Pada 2019, Organisasi Kesehatan Dunia atau WHO menunjukkan bahwa perkiraan terjadi kematian dini sekitar 4.2 juta jiwa akibat dari polusi udara PM2.5. Sementara Global Alliance on Health and Pollution (GAHP) pada 2017 juga menunjukkkan bahwa Indonesia berada pada peringkat ke empat dunia tentang kematian akibat pencemaran udara.
Hal ini mempertegas bahwa dalam kondisi tersebut, cukup berbahaya bagi orang yang terkena penyakit asma dan yang memiliki riwayat penyakit jantung atau sesak nafas untuk beraktivitas di luar ruangan.
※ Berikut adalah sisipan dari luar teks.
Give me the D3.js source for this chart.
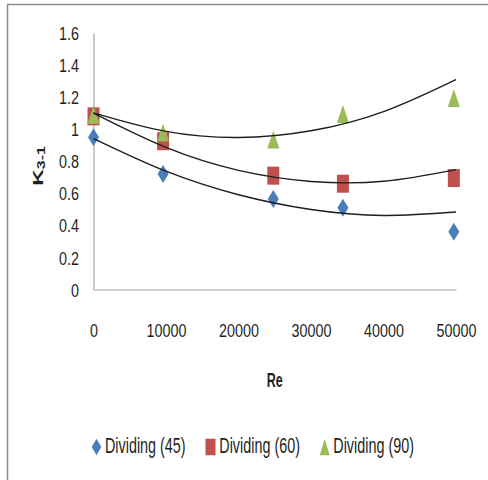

“Intinya mengurangi aktivitas di luar rungan karena udara sudah tidak sehat,” tutur Jusri.
Jusri menekankan perlunya tindakan dari pihak berwenang agar kulitas udara di Makassar bisa berada pada kondisi lebih baik. Ia menyarankan pembatasan pada kendaraan bermotor dengan memprioritaskan penggunaan kendaraan umum dan ramah lingkungan, terkhusus transportasi listrik.
Selain itu, perlu juga menambah Ruang Terbuka Hijau (RTH). RTH ini sangat penting karena dapat mengurai pencemaran udara. “RTH yang saya maksud itu bukan hanya taman, tetapi bisa juga yang lain-lain,” ungkapnya.
Dari penelitian ini, Jusri berharap bahwa tesis yang diangkatnya itu bisa menjadi gambaran terkait kondisi masa depan Kota Makassar, serta jadi rujukan dalam pengambilan kebijakan demi kehidupan warga Makassar yang lebih baik.